A few points need to be clear: APS has a fiduciary responsibility to maintain its taxpayer-funded facilities and grounds; and all APS facilities are for the kids, not the neighbors.

Access for neighbors is a privilege, not a right. The band room has never been open to local rappers working on their demos. There's too much equipment to safeguard.

While outdoor facilities have traditionally been open to the public, the baseball fields, the tennis courts, the track and everything else have also been built for the kids.

With that said, we encourage every building principal to work with neighbors to try and find accommodations for the public at large. Perhaps a two-hour window on alternating school nights after the bell is workable? Or maybe opening up the track and tennis courts on Saturday mornings and closing them in the late afternoon could work out?

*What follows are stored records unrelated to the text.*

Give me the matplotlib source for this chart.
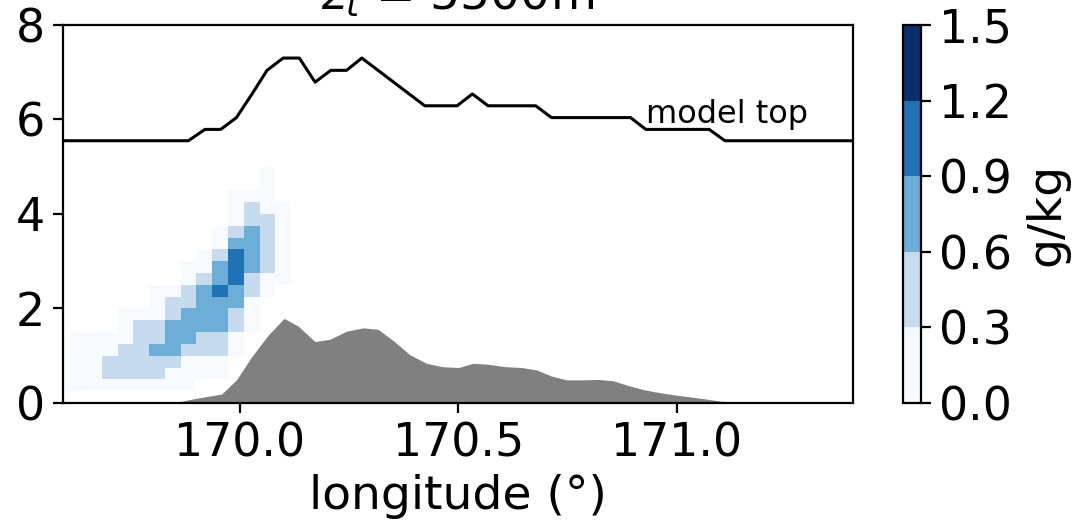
import numpy as np
import matplotlib
matplotlib.use('Agg')
import matplotlib.pyplot as plt
from matplotlib.colors import BoundaryNorm

plt.rcParams['font.family'] = 'DejaVu Sans'
plt.rcParams['font.size'] = 33
plt.rcParams['mathtext.fontset'] = 'dejavusans'

nan = np.nan

# cloud water (g/kg) on the model grid, rows from z=0.25 km upward, 0.25 km thick
cloud_rows = [
    [0.15, 0.15, 0.15, 0.15, 0.15, 0.15, 0.15, 0.15, nan, nan, nan, nan, nan, nan],
    [0.15, 0.15, 0.45, 0.45, 0.45, 0.45, 0.15, 0.15, 0.15, 0.15, nan, nan, nan, nan],
    [0.15, 0.15, 0.45, 0.45, 0.45, 0.45, 0.45, 0.15, 0.15, 0.15, nan, nan, nan, nan],
    [0.15, 0.15, 0.15, 0.45, 0.45, 0.75, 0.75, 0.45, 0.45, 0.45, 0.15, nan, nan, nan],
    [0.15, 0.15, 0.15, 0.15, 0.45, 0.45, 0.75, 0.75, 0.45, 0.45, 0.15, nan, nan, nan],
    [nan, nan, nan, 0.15, 0.45, 0.45, 0.75, 0.75, 0.75, 0.75, 0.45, 0.15, nan, nan],
    [nan, nan, nan, 0.15, 0.15, 0.15, 0.45, 0.75, 0.75, 0.75, 0.45, 0.15, nan, nan],
    [nan, nan, nan, nan, nan, 0.15, 0.45, 0.45, 0.75, 0.75, 0.75, 0.15, nan, nan],
    [nan, nan, nan, nan, nan, 0.15, 0.15, 0.45, 0.75, 1.05, 0.75, 0.45, 0.15, nan],
    [nan, nan, nan, nan, nan, nan, nan, 0.15, 0.45, 0.75, 1.05, 0.45, 0.15, 0.15],
    [nan, nan, nan, nan, nan, nan, nan, 0.15, 0.15, 0.75, 1.05, 0.75, 0.45, 0.15],
    [nan, nan, nan, nan, nan, nan, nan, nan, 0.15, 0.45, 1.05, 0.75, 0.45, 0.15],
    [nan, nan, nan, nan, nan, nan, nan, nan, nan, 0.15, 0.75, 0.75, 0.45, 0.15],
    [nan, nan, nan, nan, nan, nan, nan, nan, nan, 0.15, 0.45, 0.75, 0.45, 0.15],
    [nan, nan, nan, nan, nan, nan, nan, nan, nan, nan, 0.15, 0.45, 0.45, 0.15],
    [nan, nan, nan, nan, nan, nan, nan, nan, nan, nan, 0.15, 0.45, 0.15, 0.15],
    [nan, nan, nan, nan, nan, nan, nan, nan, nan, nan, 0.15, 0.15, 0.15, nan],
    [nan, nan, nan, nan, nan, nan, nan, nan, nan, nan, nan, nan, 0.15, nan],
    [nan, nan, nan, nan, nan, nan, nan, nan, nan, nan, nan, nan, 0.15, nan],
]
cloud = np.ma.masked_invalid(np.array(cloud_rows))
lon_edges = np.linspace(169.612, 170.117, cloud.shape[1] + 1)
z_edges = np.linspace(0.25, 5.0, cloud.shape[0] + 1)

# terrain height (km)
terrain_lon = [169.59, 169.83, 169.863, 169.90, 169.92, 169.958, 169.992, 170.027, 170.065,
               170.101, 170.133, 170.172, 170.206, 170.244, 170.282, 170.316, 170.351,
               170.389, 170.427, 170.462, 170.500, 170.534, 170.568, 170.606, 170.645,
               170.679, 170.713, 170.747, 170.786, 170.820, 170.854, 170.889, 170.925,
               170.96, 170.996, 171.03, 171.07, 171.10, 171.14, 171.18, 171.41]
terrain_h = [0.0, 0.0, 0.03, 0.10, 0.13, 0.19, 0.49, 0.98, 1.44,
             1.79, 1.63, 1.30, 1.35, 1.52, 1.59, 1.56, 1.32,
             1.02, 0.84, 0.77, 0.75, 0.84, 0.82, 0.77, 0.75,
             0.70, 0.57, 0.49, 0.49, 0.50, 0.47, 0.37, 0.28,
             0.22, 0.17, 0.13, 0.08, 0.04, 0.01, 0.0, 0.0]

# model top (km)
top_lon = [169.595, 169.882, 169.920, 169.956, 169.992, 170.027, 170.062, 170.099, 170.136,
           170.172, 170.208, 170.244, 170.279, 170.423, 170.497, 170.532, 170.568, 170.677,
           170.713, 170.894, 170.929, 171.074, 171.110, 171.403]
top_h = [5.55, 5.55, 5.79, 5.79, 6.04, 6.53, 7.04, 7.30, 7.30,
         6.79, 7.04, 7.04, 7.30, 6.29, 6.29, 6.54, 6.29, 6.29,
         6.04, 6.04, 5.79, 5.79, 5.55, 5.55]

levels = [0.0, 0.3, 0.6, 0.9, 1.2, 1.5]

fig = plt.figure(figsize=(10.82, 5.27), dpi=100)
ax = fig.add_axes([0.0582, 0.2353, 0.7301, 0.7173])
cax = fig.add_axes([0.8346, 0.2353, 0.0167, 0.7173])

cmap = plt.get_cmap('Blues')
norm = BoundaryNorm(levels, ncolors=cmap.N)
pc = ax.pcolormesh(lon_edges, z_edges, cloud, cmap=cmap, norm=norm)
ax.fill_between(terrain_lon, 0, terrain_h, color='grey', lw=0)
ax.plot(top_lon, top_h, color='k', lw=2.2)
ax.text(170.929, 5.93, 'model top', fontsize=23)

ax.set_xlim(169.595, 171.403)
ax.set_ylim(0, 8)
ax.set_xticks([170.0, 170.5, 171.0])
ax.set_xticklabels(['170.0', '170.5', '171.0'])
ax.set_yticks([0, 2, 4, 6, 8])
ax.set_xlabel('longitude (°)', fontsize=34, labelpad=6)
ax.set_title(r'$z_t$ = 5500m', fontsize=34, pad=11)
ax.tick_params(length=7, width=1.6, pad=6)
for s in ax.spines.values():
    s.set_linewidth(1.6)

cb = fig.colorbar(pc, cax=cax, ticks=levels)
cb.ax.set_yticklabels(['0.0', '0.3', '0.6', '0.9', '1.2', '1.5'])
cb.set_label('g/kg', fontsize=34, labelpad=9)
cb.ax.tick_params(length=7, width=1.6, pad=6)
cb.outline.set_linewidth(1.6)

fig.savefig('out.png', dpi=100)
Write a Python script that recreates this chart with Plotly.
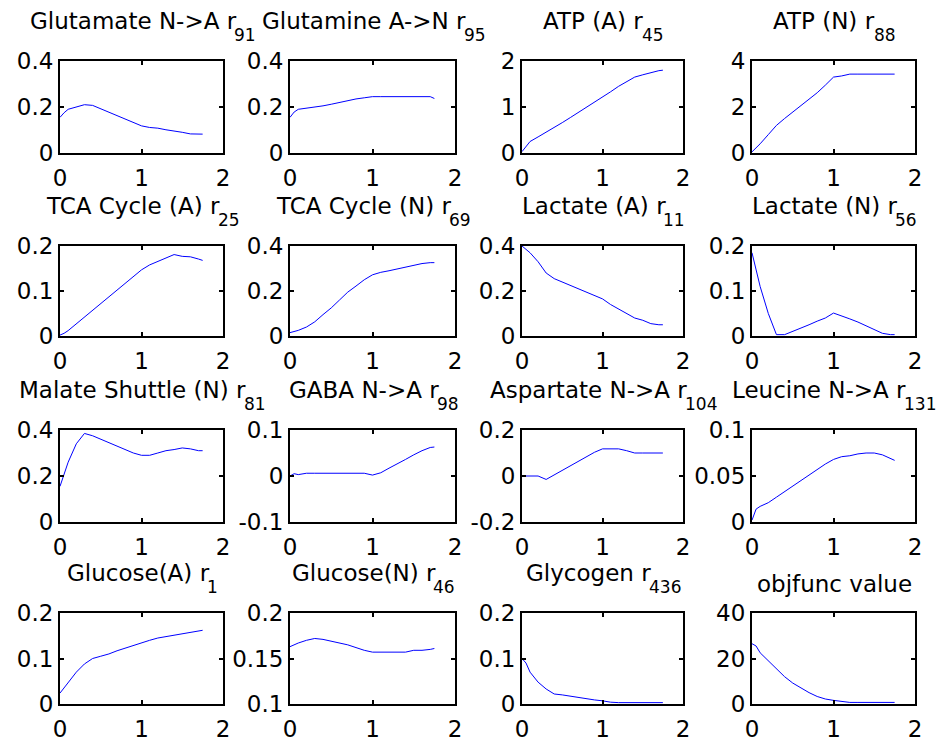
import plotly.graph_objects as go

# ---------------- data ----------------
t = [0, 0.05, 0.1, 0.2, 0.3, 0.4, 0.5, 0.6, 0.7, 0.8, 0.9, 1.0, 1.1, 1.2, 1.3, 1.4, 1.5, 1.6, 1.7, 1.75]

glutamate_na = [0.155, 0.175, 0.19, 0.2, 0.21, 0.207, 0.192, 0.178, 0.163, 0.148, 0.133, 0.118, 0.111, 0.108, 0.101, 0.097, 0.09, 0.083, 0.082, 0.082]
glutamine_an = [0.155, 0.178, 0.19, 0.195, 0.197, 0.205, 0.212, 0.22, 0.228, 0.235, 0.24, 0.245, 0.245, 0.245, 0.245, 0.245, 0.245, 0.245, 0.245, 0.237]
atp_a = [0.03, 0.15, 0.25, 0.35, 0.45, 0.55, 0.66, 0.77, 0.88, 1.0, 1.1, 1.22, 1.33, 1.45, 1.55, 1.65, 1.7, 1.75, 1.79, 1.8]
atp_n = [0.05, 0.22, 0.4, 0.8, 1.2, 1.5, 1.78, 2.05, 2.35, 2.62, 2.95, 3.3, 3.35, 3.43, 3.43, 3.43, 3.43, 3.43, 3.43, 3.43]
tca_a = [0.002, 0.006, 0.012, 0.027, 0.042, 0.058, 0.072, 0.087, 0.103, 0.118, 0.133, 0.147, 0.158, 0.166, 0.174, 0.181, 0.177, 0.176, 0.171, 0.168]
tca_n = [0.015, 0.02, 0.025, 0.04, 0.063, 0.095, 0.125, 0.16, 0.195, 0.222, 0.25, 0.272, 0.283, 0.29, 0.298, 0.305, 0.315, 0.322, 0.326, 0.326]
lactate_a = [0.4, 0.385, 0.37, 0.33, 0.28, 0.255, 0.24, 0.225, 0.21, 0.195, 0.18, 0.165, 0.14, 0.12, 0.1, 0.08, 0.07, 0.055, 0.05, 0.05]
lactate_n = [0.185, 0.15, 0.11, 0.05, 0.003, 0.003, 0.01, 0.018, 0.025, 0.033, 0.04, 0.051, 0.045, 0.038, 0.031, 0.023, 0.015, 0.006, 0.003, 0.003]
malate_n = [0.155, 0.21, 0.26, 0.34, 0.385, 0.375, 0.36, 0.345, 0.33, 0.315, 0.3, 0.29, 0.29, 0.3, 0.31, 0.315, 0.322, 0.318, 0.31, 0.31]
gaba_na = [0.0, 0.005, 0.003, 0.006, 0.006, 0.006, 0.006, 0.006, 0.006, 0.006, 0.006, 0.002, 0.007, 0.017, 0.026, 0.036, 0.046, 0.055, 0.062, 0.063]
aspartate_na = [0, 0, 0, 0, -0.015, 0.005, 0.025, 0.045, 0.064, 0.084, 0.103, 0.118, 0.118, 0.118, 0.11, 0.1, 0.1, 0.1, 0.1, 0.1]
leucine_na = [0.002, 0.014, 0.017, 0.021, 0.027, 0.033, 0.039, 0.045, 0.051, 0.057, 0.063, 0.068, 0.071, 0.072, 0.074, 0.075, 0.075, 0.073, 0.069, 0.067]
glucose_a = [0.024, 0.035, 0.046, 0.07, 0.088, 0.1, 0.105, 0.11, 0.117, 0.123, 0.129, 0.135, 0.14, 0.145, 0.148, 0.152, 0.155, 0.157, 0.16, 0.162]
glucose_n = [0.163, 0.165, 0.167, 0.17, 0.172, 0.171, 0.169, 0.167, 0.165, 0.162, 0.159, 0.157, 0.157, 0.157, 0.157, 0.157, 0.159, 0.159, 0.16, 0.161]
glycogen = [0.1, 0.09, 0.07, 0.048, 0.033, 0.022, 0.02, 0.017, 0.014, 0.012, 0.009, 0.007, 0.004, 0.003, 0.003, 0.003, 0.003, 0.003, 0.003, 0.003]
objfunc = [26.5, 25.5, 22.5, 19, 15.2, 12, 9.2, 7, 5, 3.3, 2.2, 1.6, 1.2, 0.7, 0.7, 0.7, 0.7, 0.7, 0.7, 0.7]

title_main = [
    "Glutamate N->A r", "Glutamine A->N r", "ATP (A) r", "ATP (N) r",
    "TCA Cycle (A) r", "TCA Cycle (N) r", "Lactate (A) r", "Lactate (N) r",
    "Malate Shuttle (N) r", "GABA N->A r", "Aspartate N->A r", "Leucine N->A r",
    "Glucose(A) r", "Glucose(N) r", "Glycogen r", "objfunc value",
]
title_sub = ["91", "95", "45", "88",
             "25", "69", "11", "56",
             "81", "98", "104", "131",
             "1", "46", "436", ""]
series = [glutamate_na, glutamine_an, atp_a, atp_n,
          tca_a, tca_n, lactate_a, lactate_n,
          malate_n, gaba_na, aspartate_na, leucine_na,
          glucose_a, glucose_n, glycogen, objfunc]
ytick_vals = [
    [0, 0.2, 0.4], [0, 0.2, 0.4], [0, 1, 2], [0, 2, 4],
    [0, 0.1, 0.2], [0, 0.2, 0.4], [0, 0.2, 0.4], [0, 0.1, 0.2],
    [0, 0.2, 0.4], [-0.1, 0, 0.1], [-0.2, 0, 0.2], [0, 0.05, 0.1],
    [0, 0.1, 0.2], [0.1, 0.15, 0.2], [0, 0.1, 0.2], [0, 20, 40],
]
ytick_text = [
    ["0", "0.2", "0.4"], ["0", "0.2", "0.4"], ["0", "1", "2"], ["0", "2", "4"],
    ["0", "0.1", "0.2"], ["0", "0.2", "0.4"], ["0", "0.2", "0.4"], ["0", "0.1", "0.2"],
    ["0", "0.2", "0.4"], ["-0.1", "0", "0.1"], ["-0.2", "0", "0.2"], ["0", "0.05", "0.1"],
    ["0", "0.1", "0.2"], ["0.1", "0.15", "0.2"], ["0", "0.1", "0.2"], ["0", "20", "40"],
]
xtick_vals = [0, 1, 2]
xtick_text = ["0", "1", "2"]

# ---------------- layout geometry (pixels) ----------------
W, H = 938, 743
col_px = [(60, 223), (290, 455), (522, 683), (752, 915)]
row_px = [(61, 153), (246, 336), (430, 522), (613, 704)]
FONT = "DejaVu Sans"
FS = 23
SFS = 17

# DejaVu Sans advance widths (em) for text-width estimation (title centring)
CW = {" ": 0.318, "(": 0.390, ")": 0.390, "-": 0.361, ">": 0.838, ".": 0.318,
      "A": 0.684, "B": 0.686, "C": 0.698, "G": 0.775, "L": 0.557, "M": 0.863, "N": 0.748,
      "P": 0.603, "S": 0.635, "T": 0.611,
      "a": 0.613, "b": 0.635, "c": 0.550, "e": 0.615, "f": 0.352, "g": 0.635, "h": 0.634,
      "i": 0.278, "j": 0.278, "l": 0.278, "m": 0.974, "n": 0.634, "o": 0.612, "p": 0.635,
      "r": 0.411, "s": 0.521, "t": 0.392, "u": 0.634, "v": 0.592, "y": 0.592}


def text_w(s, size):
    return sum(CW.get(ch, 0.636) for ch in s) * size


fig = go.Figure()
layout = dict(
    width=W, height=H,
    margin=dict(l=0, r=0, t=0, b=0, autoexpand=False),
    paper_bgcolor="white", plot_bgcolor="white",
    showlegend=False,
    font=dict(family=FONT, size=FS, color="black"),
)
annotations = []
for i in range(16):
    r, c = divmod(i, 4)
    n = "" if i == 0 else str(i + 1)
    x0, x1 = col_px[c]
    t0, b0 = row_px[r]
    xd = [x0 / W, x1 / W]
    yd = [1 - b0 / H, 1 - t0 / H]
    yv = ytick_vals[i]
    axcommon = dict(showline=True, linecolor="black", linewidth=2, mirror="ticks",
                    ticks="inside", ticklen=4, tickwidth=2, tickcolor="black",
                    showgrid=False, zeroline=False, fixedrange=True, automargin=False,
                    tickfont=dict(family=FONT, size=FS, color="black"))
    layout["xaxis" + n] = dict(domain=xd, range=[0, 2], tickmode="array", tickvals=xtick_vals,
                               ticktext=xtick_text, anchor="y" + n, ticklabelstandoff=3, **axcommon)
    layout["yaxis" + n] = dict(domain=yd, range=[yv[0], yv[-1]], tickmode="array", tickvals=yv,
                               ticktext=ytick_text[i], anchor="x" + n, ticklabelstandoff=0, **axcommon)
    fig.add_trace(go.Scatter(x=t, y=series[i], mode="lines", line=dict(color="#0000FF", width=1),
                             xaxis="x" + n, yaxis="y" + n, hoverinfo="skip"))

    # title: main text + lowered subscript (MATLAB TeX style)
    cx = (x0 + x1) / 2
    mw = text_w(title_main[i], FS)
    sw = text_w(title_sub[i], SFS) if title_sub[i] else 0
    gap = -2 if title_sub[i] else 0
    left = cx - (mw + gap + sw) / 2
    if title_sub[i]:
        main_base = t0 - 32
        sub_base = t0 - 20.5
    else:
        main_base = t0 - 21
        sub_base = None
    mid = main_base - 0.346 * FS
    annotations.append(dict(text=title_main[i], x=left / W, y=1 - mid / H, xref="paper", yref="paper",
                            xanchor="left", yanchor="middle", showarrow=False, borderpad=0,
                            font=dict(family=FONT, size=FS, color="black")))
    if title_sub[i]:
        smid = sub_base - 0.346 * SFS
        annotations.append(dict(text=title_sub[i], x=(left + mw + gap) / W, y=1 - smid / H,
                                xref="paper", yref="paper", xanchor="left", yanchor="middle",
                                showarrow=False, borderpad=0,
                                font=dict(family=FONT, size=SFS, color="black")))
layout["annotations"] = annotations
fig.update_layout(**layout)
fig.write_html("out.html", config={"displayModeBar": False, "staticPlot": True},
               post_script="document.body.style.margin='0px';document.body.style.overflow='hidden';")
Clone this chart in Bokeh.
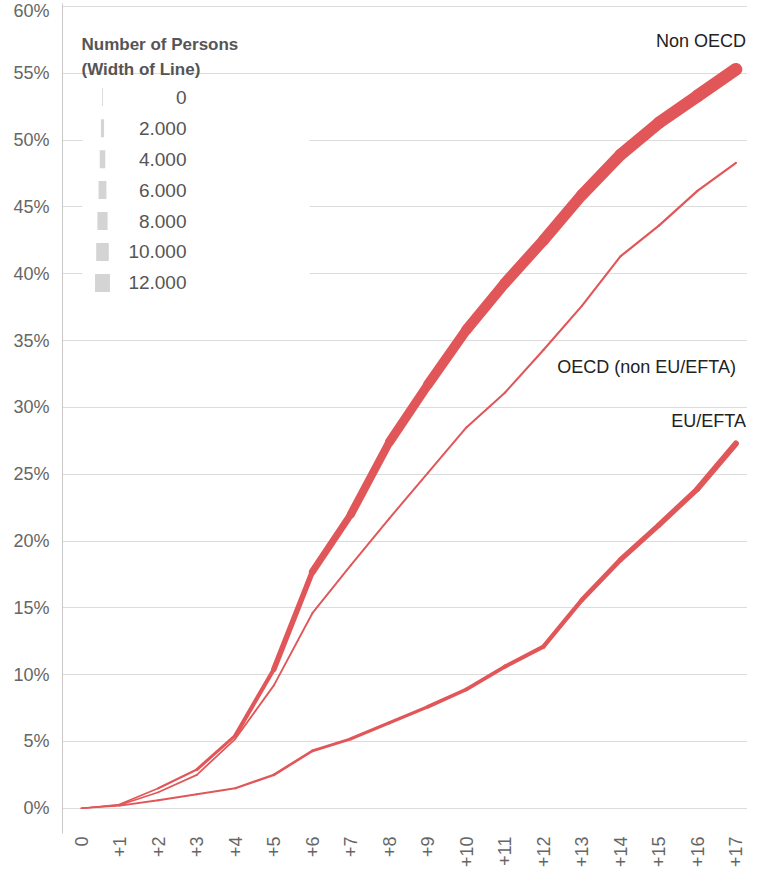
import math
from bokeh.plotting import figure
from bokeh.models import FixedTicker, Range1d
from bokeh.core.properties import value
from bokeh.embed import file_html
from bokeh.resources import INLINE

# ---------------- data ----------------
years = list(range(18))
x_labels = ["0"] + ["+%d" % i for i in range(1, 18)]

non_oecd = [0.0, 0.3, 1.5, 2.9, 5.45, 10.4, 17.7, 22.0, 27.4, 31.7, 35.8, 39.3, 42.5, 45.9, 48.9, 51.3, 53.3, 55.3]
oecd = [0.0, 0.25, 1.2, 2.5, 5.2, 9.2, 14.6, 18.2, 21.7, 25.1, 28.5, 31.1, 34.3, 37.6, 41.3, 43.6, 46.2, 48.3]
eu_efta = [0.0, 0.2, 0.6, 1.05, 1.5, 2.5, 4.3, 5.2, 6.4, 7.6, 8.9, 10.6, 12.1, 15.6, 18.6, 21.2, 23.9, 27.3]

# number of persons (drives line width)
non_oecd_persons = [200, 600, 1000, 1500, 2300, 3400, 4700, 5800, 6700, 7400, 8000, 8400, 8800, 9100, 9400, 9700, 10000, 10400]
oecd_persons = [600, 700, 750, 800, 850, 900, 950, 1000, 1000, 1050, 1050, 1100, 1100, 1150, 1150, 1200, 1200, 1250]
eu_efta_persons = [600, 800, 1000, 1100, 1200, 1400, 1700, 1900, 2100, 2300, 2500, 2700, 2900, 3200, 3500, 3800, 4100, 4600]

series_names = ["EU/EFTA", "OECD (non EU/EFTA)", "Non OECD"]

legend_values = [0, 2000, 4000, 6000, 8000, 10000, 12000]
legend_labels = ["0", "2.000", "4.000", "6.000", "8.000", "10.000", "12.000"]

y_ticks = list(range(0, 61, 5))
y_tick_labels = ["%d%%" % t for t in y_ticks]

# ---------------- styling / layout ----------------
RED = "#e15759"
FONT = "Liberation Sans"


def width_of(persons):
    return 0.8 + persons / 850.0


X0, X1 = -0.489, 17.3
Y0, Y1 = -1.887, 60.226
FRAME_L, FRAME_T, FRAME_W, FRAME_H = 63, 10, 685, 823


def px2x(px):
    return X0 + (px - FRAME_L) * (X1 - X0) / FRAME_W


def px2y(py):
    return Y1 - (py - FRAME_T) * (Y1 - Y0) / FRAME_H


p = figure(width=747, height=870, output_backend="svg", toolbar_location=None,
           x_range=Range1d(X0, X1), y_range=Range1d(Y0, Y1),
           min_border_left=0, min_border_right=0, min_border_top=3, min_border_bottom=0)
p.outline_line_color = None
p.background_fill_color = "white"
p.border_fill_color = "white"

# axes
p.xaxis.ticker = FixedTicker(ticks=years)
p.xaxis.major_label_overrides = {y: l for y, l in zip(years, x_labels)}
p.xaxis.major_label_orientation = math.pi / 2
p.xaxis.axis_line_color = None
p.xaxis.major_tick_line_color = None
p.xaxis.minor_tick_line_color = None
p.xaxis.major_tick_out = 0
p.xaxis.major_tick_in = 0
p.xaxis.minor_tick_out = 0
p.xaxis.major_label_standoff = 3
p.xaxis.major_label_text_font = FONT
p.xaxis.major_label_text_font_size = "18px"
p.xaxis.major_label_text_color = "#666666"

p.yaxis.ticker = FixedTicker(ticks=y_ticks)
p.yaxis.major_label_overrides = {t: l for t, l in zip(y_ticks, y_tick_labels)}
p.yaxis.axis_line_color = "#c8c8c8"
p.yaxis.major_tick_line_color = None
p.yaxis.minor_tick_line_color = None
p.yaxis.major_tick_out = 0
p.yaxis.major_tick_in = 0
p.yaxis.minor_tick_out = 0
p.yaxis.major_label_standoff = 13
p.yaxis.major_label_text_font = FONT
p.yaxis.major_label_text_font_size = "18px"
p.yaxis.major_label_text_color = "#666666"
# blank axis label only to reserve a little room left of the tick labels
p.yaxis.axis_label = " "
p.yaxis.axis_label_text_font_size = "7px"
p.yaxis.axis_label_standoff = 0

p.xgrid.grid_line_color = None
p.ygrid.grid_line_color = "#dcdcdc"
p.ygrid.grid_line_width = 1

# legend white background (hides gridlines)
p.quad(left=[px2x(83)], right=[px2x(310)], top=[px2y(84)], bottom=[px2y(302)],
       fill_color="white", line_color=None)

# ---------------- lines with varying width ----------------
for vals, persons in [(eu_efta, eu_efta_persons), (oecd, oecd_persons), (non_oecd, non_oecd_persons)]:
    x0 = years[:-1]
    x1 = years[1:]
    y0 = vals[:-1]
    y1 = vals[1:]
    w = [width_of((persons[i] + persons[i + 1]) / 2.0) for i in range(len(vals) - 1)]
    p.segment(x0=x0, y0=y0, x1=x1, y1=y1, line_width=w, line_color=RED, line_cap="round")

# series labels
label_vals = [eu_efta[-1], oecd[-1], non_oecd[-1]]
p.text(x=[years[-1]] * 3, y=label_vals, text=series_names,
       x_offset=[10, 0, 10], y_offset=[-22, 204, -28],
       text_align="right", text_baseline="middle",
       text_font=value(FONT), text_font_size="18px", text_color="#222222")

# ---------------- width legend ----------------
row_px = [103 + 30.67 * i for i in range(len(legend_values))]
p.rect(x=[px2x(103)] * len(legend_values), y=[px2y(r) for r in row_px],
       width=[width_of(v) for v in legend_values], height=18,
       width_units="screen", height_units="screen",
       fill_color="#d4d4d4", line_color=None)
p.text(x=[px2x(187)] * len(legend_values), y=[px2y(r) for r in row_px], text=legend_labels,
       text_align="right", text_baseline="middle",
       text_font=value(FONT), text_font_size="19px", text_color="#555555")
p.text(x=[px2x(82), px2x(82)], y=[px2y(51), px2y(75)],
       text=["Number of Persons", "(Width of Line)"],
       text_align="left", text_baseline="middle",
       text_font=value(FONT), text_font_size="17px", text_font_style="bold",
       text_color="#555555")

open("out.html", "w").write(file_html(p, INLINE))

Fortunately, APS appears to be on board with such compromises.

“We’re open to exploring potential solutions because we don’t like the idea of having to lock up our facilities either,” Gallegos and Dufay concluded.

That’s good, because APS will no doubt want some of that goodwill returned the next time there’s a bond election.

The fencing of school properties is unfortunate and sad. Most people who run the track at night or play tennis on school courts on the weekends do so with little to no impact on school property. But we also can’t allow our school grounds to become an open space for campers or a Woodstock of drug use.

APS is moving in the right direction. We just hope they’ll tread carefully while moving along the path of enhanced school security.